The language of balanced parentheses

Another interesting example language is the language of balanced parentheses, also known as the von Dyck language. This language has only two tokens, “(” and “)”. It consists of those lists of tokens where we can match open and close parentheses in such a way that they are nested and occur in the correct order.

Every element of this language has the same number of (’s and )’s, but that’s not sufficient. “)(”, for example, does not belong to the language. We could also allow pairs of “[”’s and ”]”’s or “{”’s and “}”’s, in addition to \({ ( }\)’s and \({ ) }\)’s, but won’t, or at least not yet.

A grammar for the language of balanced parentheses is

a : | b ;
b : "(" ")" | "(" b ")" | "(" ")" b | "(" b ")" b

Note the empty space between the : and | in the rule for a. This indicates that an empty list of symbols is an acceptable expansion for a. We need this because an empty string has balanced parentheses, trivially, according to our definition.
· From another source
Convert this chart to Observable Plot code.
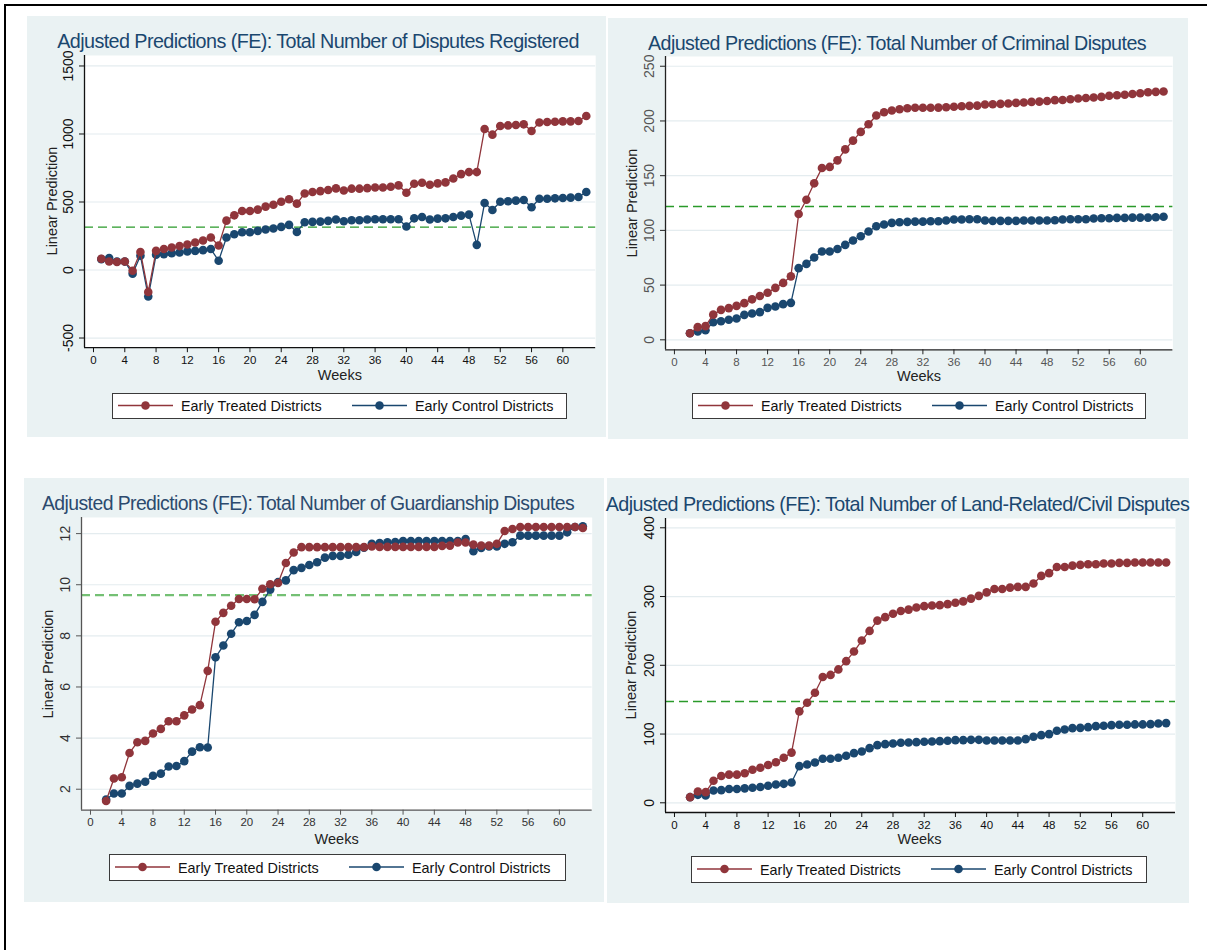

Every list generated by these rules has balanced parentheses. Less obviously, every element of the language can be generated by these rules. Still less obviously, it can be generated in only one way. I won’t give the proof but here’s the key idea: Every non-empty element of the language starts with a (. This ( must have a matching ). The list of tokens in between has matching parentheses, as does the list after. Either or both of those lists could be empty.